Once Upon What Seems Like A Long Time Ago.

Sometimes I see some one I knew so many years ago, or see a screen name on my buddy list that I'd almost forgotten, and wonder what they're doing now. They're always there in the very back of my mind, occasionally bubbling to the surface. Not with curiosities about how they are now, but with reminiscence of the things that happened back then. I see one of them and, counting the years on my fingers, realize that the pre-teen friend I laughed with back then is now in college, doing the things "grown-ups" were doing back then. I wonder to myself why it makes me feel so old. I'm not old. My bones don't feel old, nor my limbs, or eyes. But the mind that looks out from those eyes feels as though it was as long ago as a fairy tale's beginning. Now I wonder why those friends seem to have things together. They are following what they wanted to do back then, looking towards the future, while I'm stuck, lost, in the present, turning my mind ever back to the once upon what seems like a long time ago wishing I never had to leave my fairy tale.
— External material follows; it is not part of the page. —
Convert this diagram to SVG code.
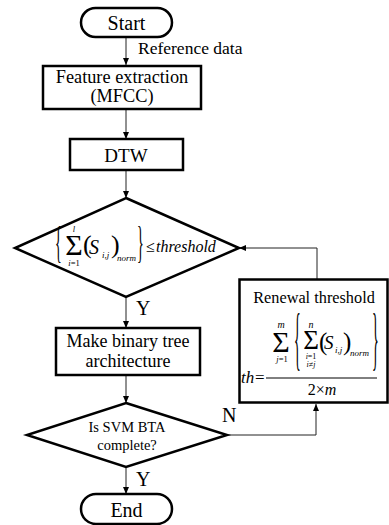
<svg xmlns="http://www.w3.org/2000/svg" width="389" height="525" viewBox="0 0 389 525" font-family="'Liberation Serif', 'DejaVu Serif', serif">
<style>
text{font-family:'Liberation Serif','DejaVu Serif',serif;fill:#000}
.node{fill:#fff;stroke:#000;stroke-width:2.5}
.conn{fill:none;stroke:#222;stroke-width:1}
.it{font-style:italic}
.m{text-anchor:middle}
</style>
<defs>
<marker id="arr" markerUnits="userSpaceOnUse" markerWidth="7" markerHeight="6" refX="7" refY="3" orient="auto">
<path d="M0,0 L7,3 L0,6 z" fill="#000"/>
</marker>
</defs>
<rect width="389" height="525" fill="#fff"/>

<g id="connectors">
<line class="conn" x1="126" y1="37" x2="126" y2="65" marker-end="url(#arr)"/>
<line class="conn" x1="126" y1="109" x2="126" y2="139" marker-end="url(#arr)"/>
<line class="conn" x1="126" y1="170" x2="126" y2="198" marker-end="url(#arr)"/>
<line class="conn" x1="126" y1="297" x2="126" y2="328" marker-end="url(#arr)"/>
<line class="conn" x1="126" y1="375" x2="126" y2="403" marker-end="url(#arr)"/>
<line class="conn" x1="126" y1="467" x2="126" y2="494" marker-end="url(#arr)"/>
<polyline class="conn" points="227,435 316,435 316,404" marker-end="url(#arr)"/>
<polyline class="conn" points="317,279 317,248 239,248" marker-end="url(#arr)"/>
<text x="138" y="54" font-size="17.5">Reference data</text>
<text x="136" y="315" font-size="20">Y</text>
<text x="136" y="486" font-size="20">Y</text>
<text x="222" y="422" font-size="20">N</text>
</g>

<g id="start">
<rect class="node" x="81" y="8" width="91" height="29" rx="14.5"/>
<text class="m" x="126.5" y="30" font-size="20">Start</text>
</g>

<g id="feature">
<rect class="node" x="43" y="66" width="158" height="43"/>
<text class="m" x="122" y="83" font-size="18.3">Feature extraction</text>
<text class="m" x="122" y="102" font-size="18.3">(MFCC)</text>
</g>

<g id="dtw">
<rect class="node" x="70" y="139" width="113" height="31"/>
<text class="m" x="126" y="162" font-size="19">DTW</text>
</g>

<g id="check-threshold">
<polygon class="node" points="126,198 239,248 126,297 15,248"/>
<text x="0" y="0" font-size="44" transform="translate(55,257) scale(0.32,1)">{</text>
<text class="it m" x="74" y="232" font-size="8.5">l</text>
<text class="m" x="74" y="255" font-size="30">Σ</text>
<text class="m" x="74" y="266" font-size="8.5"><tspan class="it">i</tspan>=1</text>
<text x="83" y="253" font-size="26">(</text>
<text class="it" x="89" y="254" font-size="20">S</text>
<text class="it" x="102" y="258" font-size="9">i,j</text>
<text x="111" y="253" font-size="26">)</text>
<text class="it" x="117" y="261" font-size="9">norm</text>
<text x="0" y="0" font-size="44" transform="translate(137,257) scale(0.32,1)">}</text>
<text x="146" y="252" font-size="16">≤</text>
<text class="it" x="156" y="252" font-size="16">threshold</text>
</g>

<g id="binary-tree">
<rect class="node" x="56" y="328" width="144" height="47"/>
<text class="m" x="128" y="347" font-size="18">Make binary tree</text>
<text class="m" x="128" y="367" font-size="18">architecture</text>
</g>

<g id="svm-complete">
<polygon class="node" points="126,403 227,435 126,467 27,435"/>
<text class="m" x="127" y="432" font-size="14.5">Is SVM BTA</text>
<text class="m" x="127" y="450" font-size="14.5">complete?</text>
</g>

<g id="end">
<rect class="node" x="81" y="494" width="91" height="30" rx="15"/>
<text class="m" x="126.5" y="517" font-size="20">End</text>
</g>

<g id="renewal">
<rect class="node" x="239.5" y="279.5" width="148" height="123" stroke-width="3"/>
<text class="m" x="314" y="303" font-size="16.3">Renewal threshold</text>
<text class="it" x="241" y="383" font-size="17">th</text>
<text x="255" y="383" font-size="17">=</text>
<line x1="266" y1="378" x2="377" y2="378" stroke="#000" stroke-width="1"/>
<text class="m" x="322" y="395" font-size="16">2×<tspan class="it">m</tspan></text>
<text class="it m" x="281" y="328" font-size="10">m</text>
<text class="m" x="281" y="352" font-size="30">Σ</text>
<text class="m" x="282" y="362" font-size="8.5"><tspan class="it">j</tspan>=1</text>
<text x="0" y="0" font-size="70" transform="translate(294,362) scale(0.2,1)">{</text>
<text class="it m" x="311" y="328" font-size="10">n</text>
<text class="m" x="311" y="349" font-size="27">Σ</text>
<text class="m" x="311" y="359" font-size="8"><tspan class="it">i</tspan>=1</text>
<text class="m" x="311" y="367" font-size="8"><tspan class="it">i</tspan>≠<tspan class="it">j</tspan></text>
<text x="319" y="350" font-size="25">(</text>
<text class="it" x="324" y="349" font-size="19">S</text>
<text class="it" x="335" y="353" font-size="9">i,j</text>
<text x="343" y="350" font-size="25">)</text>
<text class="it" x="350" y="356" font-size="9">norm</text>
<text x="0" y="0" font-size="70" transform="translate(372,362) scale(0.2,1)">}</text>
</g>
</svg>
Why must I be Gretal, and they Alice, and while I stand here, looking at the open oven and not willing to push in the witch, they have found their way back through the looking glass, into the real world. Where is my strength, my looking glass, so that I could possibly get back into the real world myself? Perhapes I'm doomed to step into the oven that is the oblivious heat of mediocrity. There would be no shove from the witch, because although my mind puts chains around my heart and ambitions, it doesn't have the power to push me down, only hold me in place. It seems it will restrain me long enough that eventually the weariness of standing between the choices of to be or not to be, I will choose not to be. Choose to simply finish my walk through life almost mindlessly, completing the menial tasks set forth in a menial job. Choose to be a peon to the Alices that managed to crawl, or even run, through the looking glass. My fairytale won't end with "happily ever after", if any ones does, but will likely end with "monotonously ever after." Maybe, if I'm lucky, it will end as nothing worse then She Lived Ever After.